Initiative of the Federal Republic of Germany with a view to the adoption of a Council Decision on setting up a Eurojust team [Official Journal C 206 of 19.07.2000].
With a view to stepping up cooperation in the fight against crime, the Tampere European Council decided (cf. point 46 of its conclusions) to set up a unit known as Eurojust to coordinate the activities of the national authorities responsible for fighting organised crime.
The initiative provides for each Member State to appoint one or more magistrates, prosecutors or police officers ("liaison officers") to the Eurojust team.
The Eurojust team will provide support for investigations into:
- serious offences for which judicial assistance may be required;
- offences damaging the financial interests of the European Union.
The liaison officers' duties will include:
- providing information on the substantive and procedural law of their home Member State;
- providing information on progress in investigations and judgments in criminal cases;
- helping to coordinate and organise joint investigations carried out in two or more Member States;
- offering legal advice, contributing to Europol's activities and issuing opinions on the extension of Europol's powers;
- exchanging experience in the cross-border fight against crime and measures to combat offences which damage the Union's financial interests with a view to highlighting weak points.
The liaison magistrates within the meaning of Council Joint Action 96/277/JHA and the contact points of the European Judicial Network will be associated with Eurojust's work.

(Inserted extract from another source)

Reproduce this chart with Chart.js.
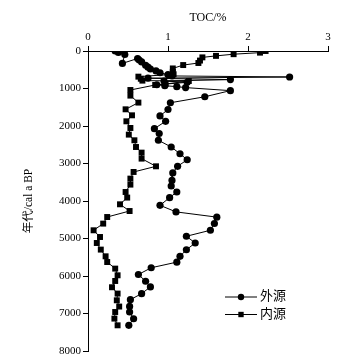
<!DOCTYPE html>
<html>
<head>
<meta charset="utf-8">
<script src="https://cdn.jsdelivr.net/npm/chart.js@4/dist/chart.umd.min.js"></script>
<style>
  html, body { margin: 0; padding: 0; background: #fff; }
  #wrap { width: 344px; height: 362px; }
</style>
</head>
<body>
<div id="wrap"><canvas id="tocChart"></canvas></div>
<script>
// 外源 (circles)
var extAge = [0, 40, 90, 330, 200, 240, 290, 380, 430, 480, 530, 580, 630, 665, 693, 725, 763, 800, 835, 900, 925, 950, 976, 1057, 1220, 1380, 1560, 1730, 1875, 2070, 2200, 2380, 2560, 2740, 2900, 3075, 3250, 3450, 3600, 3760, 3910, 4115, 4290, 4430, 4600, 4780, 4940, 5120, 5300, 5475, 5630, 5780, 5960, 6140, 6290, 6470, 6630, 6810, 6960, 7140, 7315];
var extToc = [0.34, 0.38, 0.46, 0.43, 0.62, 0.64, 0.67, 0.72, 0.75, 0.78, 0.85, 0.9, 1.0, 1.05, 2.52, 0.75, 1.78, 0.95, 1.24, 0.86, 0.96, 1.11, 1.22, 1.78, 1.46, 1.03, 1.0, 0.9, 0.97, 0.83, 0.89, 0.88, 1.04, 1.15, 1.24, 1.12, 1.06, 1.05, 1.04, 1.11, 1.02, 0.9, 1.10, 1.61, 1.58, 1.53, 1.23, 1.34, 1.23, 1.15, 1.11, 0.79, 0.63, 0.72, 0.78, 0.67, 0.53, 0.52, 0.52, 0.57, 0.51];

// 内源 (squares)
var intAge = [0, 44, 85, 130, 170, 255, 320, 375, 465, 560, 620, 684, 740, 790, 800, 880, 906, 1040, 1190, 1376, 1555, 1715, 1875, 2053, 2230, 2381, 2560, 2710, 2870, 3075, 3226, 3403, 3563, 3760, 3909, 4088, 4267, 4427, 4603, 4781, 4960, 5120, 5296, 5475, 5627, 5803, 5981, 6133, 6300, 6469, 6648, 6815, 6960, 7136, 7315];
var intToc = [2.22, 2.15, 1.82, 1.6, 1.43, 1.40, 1.38, 1.19, 1.06, 1.06, 1.07, 0.63, 0.66, 0.68, 1.26, 0.97, 0.84, 0.53, 0.53, 0.63, 0.47, 0.55, 0.48, 0.53, 0.51, 0.58, 0.6, 0.67, 0.67, 0.85, 0.57, 0.53, 0.53, 0.47, 0.49, 0.40, 0.52, 0.24, 0.19, 0.07, 0.15, 0.11, 0.16, 0.22, 0.24, 0.34, 0.37, 0.34, 0.30, 0.37, 0.36, 0.39, 0.34, 0.33, 0.37];

var xTicks = [0, 1, 2, 3];
var yTicks = [0, 1000, 2000, 3000, 4000, 5000, 6000, 7000, 8000];
var seriesNames = ['外源', '内源'];

function pts(xs, ys) {
  var out = [];
  for (var i = 0; i < xs.length; i++) out.push({x: xs[i], y: ys[i]});
  return out;
}

var serif = "'Liberation Serif', 'Times New Roman', 'Noto Sans CJK SC', serif";

// legend inside the plot: short line with the marker on it, then the name
var lineLegend = {
  id: 'lineLegend',
  afterDraw: function(chart) {
    var ctx = chart.ctx;
    var x0 = 225, y0 = 297, gap = 17.5;
    chart.data.datasets.forEach(function(ds, i) {
      var y = y0 + i * gap;
      ctx.save();
      ctx.strokeStyle = '#000';
      ctx.lineWidth = 1;
      ctx.beginPath();
      ctx.moveTo(x0, y);
      ctx.lineTo(x0 + 32, y);
      ctx.stroke();
      Chart.helpers.drawPoint(ctx, {pointStyle: ds.pointStyle, radius: ds.pointRadius - 0.4, borderWidth: 0}, x0 + 16, y);
      ctx.fillStyle = '#000';
      ctx.font = "13px " + serif;
      ctx.textBaseline = 'middle';
      ctx.fillText(ds.label, x0 + 35, y);
      ctx.restore();
    });
  }
};

new Chart(document.getElementById('tocChart'), {
  type: 'scatter',
  data: {
    datasets: [
      {
        label: seriesNames[0],
        data: pts(extToc, extAge),
        showLine: true,
        borderColor: '#000',
        backgroundColor: '#000',
        borderWidth: 1,
        pointStyle: 'circle',
        pointRadius: 3.6,
        pointBorderWidth: 0,
        tension: 0
      },
      {
        label: seriesNames[1],
        data: pts(intToc, intAge),
        showLine: true,
        borderColor: '#000',
        backgroundColor: '#000',
        borderWidth: 1,
        pointStyle: 'rect',
        pointRadius: 4.2,
        pointBorderWidth: 0,
        tension: 0
      }
    ]
  },
  options: {
    responsive: true,
    maintainAspectRatio: false,
    animation: false,
    layout: { padding: { left: 0, right: 16, top: 0, bottom: 11 } },
    plugins: {
      legend: { display: false },
      tooltip: { enabled: false }
    },
    scales: {
      x: {
        type: 'linear',
        position: 'top',
        min: 0,
        max: 3,
        afterBuildTicks: function(axis) { axis.ticks = xTicks.map(function(v) { return {value: v}; }); },
        afterFit: function(axis) { axis.height = 51; },
        ticks: { color: '#000', font: { family: serif, size: 11 }, padding: 2, callback: function(v) { return String(v); } },
        grid: { drawOnChartArea: false, drawTicks: true, tickLength: 5, color: '#000' },
        border: { color: '#000', width: 1 },
        title: { display: true, text: 'TOC/%', color: '#000', font: { family: serif, size: 12 }, padding: { top: 11, bottom: 0 } }
      },
      y: {
        type: 'linear',
        reverse: true,
        min: 0,
        max: 8000,
        afterBuildTicks: function(axis) { axis.ticks = yTicks.map(function(v) { return {value: v}; }); },
        afterFit: function(axis) { axis.width = 88; },
        ticks: { color: '#000', font: { family: serif, size: 11 }, padding: 2, callback: function(v) { return String(v); } },
        grid: { drawOnChartArea: false, drawTicks: true, tickLength: 5, color: '#000' },
        border: { color: '#000', width: 1 },
        title: { display: true, text: '年代/cal a BP', color: '#000', font: { family: serif, size: 11.5 }, padding: { top: 22, bottom: 0 } }
      }
    }
  },
  plugins: [lineLegend]
});
</script>
</body>
</html>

The Commission and Europol will be invited to send liaison officers to Eurojust on secondment.
The initiative also provides for the Member States to create a network of their national procedural and criminal records so that information requests can be passed on via Eurojust to the competent bodies.
The Council may conclude agreements with non-member countries on cooperation between Eurojust and those countries' investigating authorities.
The General Secretariat of the Council will provide the materials and human resources (interpreters, translators, support staff) which Eurojust needs to carry out its work.
On 28 February 2002, the Council adopted the Decision establishing Eurojust.